# START OF Stored data

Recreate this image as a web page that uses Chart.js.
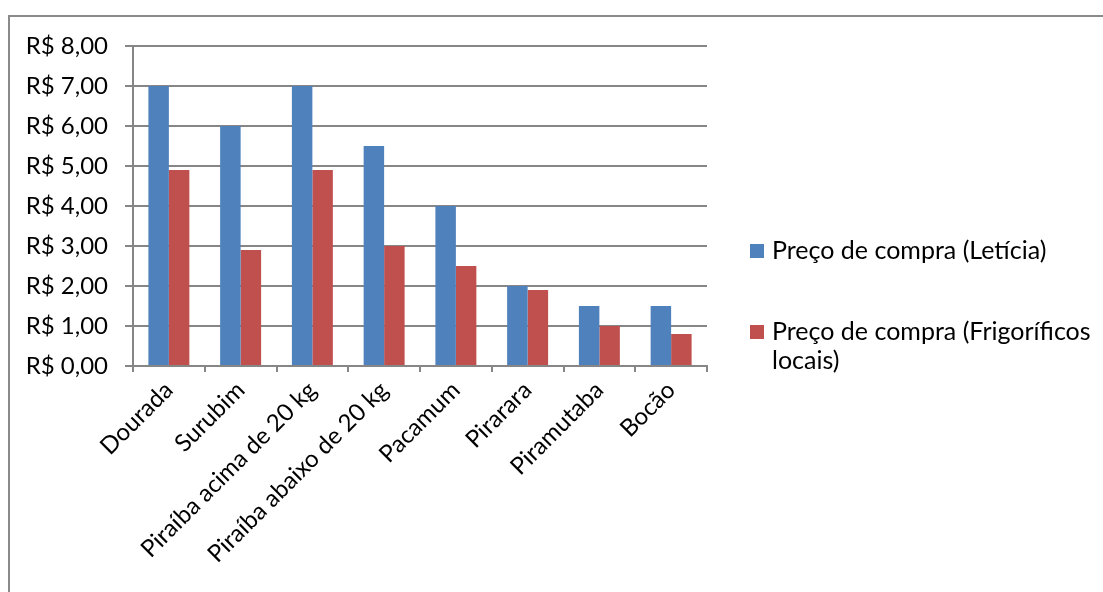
<!DOCTYPE html>
<html>
<head>
<meta charset="utf-8">
<script src="https://cdn.jsdelivr.net/npm/chart.js@4"></script>
<style>
  html, body { margin: 0; padding: 0; background: #fff; }
  #wrap { position: relative; width: 1103px; height: 592px; overflow: hidden; }
  #frame { position: absolute; left: 8px; top: 15px; width: 1200px; height: 700px;
           border-left: 2px solid #8a8a8a; border-top: 2px solid #8a8a8a; }
  canvas { position: absolute; left: 0; top: 0; }
</style>
</head>
<body>
<div id="wrap">
  <div id="frame"></div>
  <canvas id="chart" width="1103" height="592"></canvas>
</div>
<script>
const categories = ['Dourada', 'Surubim', 'Piraíba acima de 20 kg', 'Piraíba abaixo de 20 kg',
  'Pacamum', 'Pirarara', 'Piramutaba', 'Bocão'];
const seriesNames = ['Preço de compra (Letícia)', 'Preço de compra (Frigoríficos locais)'];
const leticia = [7.0, 6.0, 7.0, 5.5, 4.0, 2.0, 1.5, 1.5];
const frigorificos = [4.9, 2.9, 4.9, 3.0, 2.5, 1.9, 1.0, 0.8];
const seriesColors = ['#4F81BD', '#C0504D'];

const FONT = 'Lato, "Noto Sans", sans-serif';
const brl = v => 'R$ ' + v.toFixed(2).replace('.', ',');

// legend on the right, with wrapping like the original
const sideLegend = {
  id: 'sideLegend',
  afterDraw(chart) {
    const ctx = chart.ctx;
    ctx.save();
    ctx.font = '25px ' + FONT;
    ctx.textBaseline = 'middle';
    const maxW = 320;
    const lineH = 29;
    const starts = [251, 332];
    chart.data.datasets.forEach((ds, i) => {
      const words = ds.label.split(' ');
      const lines = [];
      let cur = '';
      words.forEach(w => {
        const t = cur ? cur + ' ' + w : w;
        if (ctx.measureText(t).width > maxW && cur) { lines.push(cur); cur = w; }
        else cur = t;
      });
      lines.push(cur);
      const y = starts[i];
      ctx.fillStyle = ds.backgroundColor;
      ctx.fillRect(750, y - 7, 14, 14);
      ctx.fillStyle = '#000';
      lines.forEach((l, k) => ctx.fillText(l, 772, y + k * lineH));
    });
    ctx.restore();
  }
};

new Chart(document.getElementById('chart'), {
  type: 'bar',
  data: {
    labels: categories,
    datasets: [
      { label: seriesNames[0], data: leticia, backgroundColor: seriesColors[0] },
      { label: seriesNames[1], data: frigorificos, backgroundColor: seriesColors[1] }
    ]
  },
  options: {
    responsive: false,
    animation: false,
    layout: { padding: { left: 0, top: 46, right: 396, bottom: 0 } },
    datasets: { bar: { categoryPercentage: 0.571, barPercentage: 1.0 } },
    plugins: { legend: { display: false }, tooltip: { enabled: false } },
    scales: {
      x: {
        grid: { drawOnChartArea: false, drawTicks: true, tickLength: 6, color: '#868686', lineWidth: 2 },
        border: { color: '#868686', width: 2 },
        ticks: { color: '#000', font: { family: FONT, size: 24 }, maxRotation: 45, minRotation: 45, padding: 4 },
        afterFit(scale) { scale.height = 226; }
      },
      y: {
        min: 0, max: 8,
        grid: { color: '#868686', lineWidth: 2, tickLength: 8 },
        border: { color: '#868686', width: 2 },
        ticks: { stepSize: 1, color: '#000', font: { family: FONT, size: 24 }, padding: 17,
                 callback: v => brl(v) },
        afterFit(scale) { scale.width = 133; }
      }
    }
  },
  plugins: [sideLegend]
});
</script>
</body>
</html>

# END OF Stored data

Write out the material above again, word for word, minus its pictures.

Recreate this image as a web page that uses Chart.js.
<!DOCTYPE html>
<html>
<head>
<meta charset="utf-8">
<script src="https://cdn.jsdelivr.net/npm/chart.js@4"></script>
<style>
  html, body { margin: 0; padding: 0; background: #fff; }
  #wrap { position: relative; width: 1103px; height: 592px; overflow: hidden; }
  #frame { position: absolute; left: 8px; top: 15px; width: 1200px; height: 700px;
           border-left: 2px solid #8a8a8a; border-top: 2px solid #8a8a8a; }
  canvas { position: absolute; left: 0; top: 0; }
</style>
</head>
<body>
<div id="wrap">
  <div id="frame"></div>
  <canvas id="chart" width="1103" height="592"></canvas>
</div>
<script>
const categories = ['Dourada', 'Surubim', 'Piraíba acima de 20 kg', 'Piraíba abaixo de 20 kg',
  'Pacamum', 'Pirarara', 'Piramutaba', 'Bocão'];
const seriesNames = ['Preço de compra (Letícia)', 'Preço de compra (Frigoríficos locais)'];
const leticia = [7.0, 6.0, 7.0, 5.5, 4.0, 2.0, 1.5, 1.5];
const frigorificos = [4.9, 2.9, 4.9, 3.0, 2.5, 1.9, 1.0, 0.8];
const seriesColors = ['#4F81BD', '#C0504D'];

const FONT = 'Lato, "Noto Sans", sans-serif';
const brl = v => 'R$ ' + v.toFixed(2).replace('.', ',');

// legend on the right, with wrapping like the original
const sideLegend = {
  id: 'sideLegend',
  afterDraw(chart) {
    const ctx = chart.ctx;
    ctx.save();
    ctx.font = '25px ' + FONT;
    ctx.textBaseline = 'middle';
    const maxW = 320;
    const lineH = 29;
    const starts = [251, 332];
    chart.data.datasets.forEach((ds, i) => {
      const words = ds.label.split(' ');
      const lines = [];
      let cur = '';
      words.forEach(w => {
        const t = cur ? cur + ' ' + w : w;
        if (ctx.measureText(t).width > maxW && cur) { lines.push(cur); cur = w; }
        else cur = t;
      });
      lines.push(cur);
      const y = starts[i];
      ctx.fillStyle = ds.backgroundColor;
      ctx.fillRect(750, y - 7, 14, 14);
      ctx.fillStyle = '#000';
      lines.forEach((l, k) => ctx.fillText(l, 772, y + k * lineH));
    });
    ctx.restore();
  }
};

new Chart(document.getElementById('chart'), {
  type: 'bar',
  data: {
    labels: categories,
    datasets: [
      { label: seriesNames[0], data: leticia, backgroundColor: seriesColors[0] },
      { label: seriesNames[1], data: frigorificos, backgroundColor: seriesColors[1] }
    ]
  },
  options: {
    responsive: false,
    animation: false,
    layout: { padding: { left: 0, top: 46, right: 396, bottom: 0 } },
    datasets: { bar: { categoryPercentage: 0.571, barPercentage: 1.0 } },
    plugins: { legend: { display: false }, tooltip: { enabled: false } },
    scales: {
      x: {
        grid: { drawOnChartArea: false, drawTicks: true, tickLength: 6, color: '#868686', lineWidth: 2 },
        border: { color: '#868686', width: 2 },
        ticks: { color: '#000', font: { family: FONT, size: 24 }, maxRotation: 45, minRotation: 45, padding: 4 },
        afterFit(scale) { scale.height = 226; }
      },
      y: {
        min: 0, max: 8,
        grid: { color: '#868686', lineWidth: 2, tickLength: 8 },
        border: { color: '#868686', width: 2 },
        ticks: { stepSize: 1, color: '#000', font: { family: FONT, size: 24 }, padding: 17,
                 callback: v => brl(v) },
        afterFit(scale) { scale.width = 133; }
      }
    }
  },
  plugins: [sideLegend]
});
</script>
</body>
</html>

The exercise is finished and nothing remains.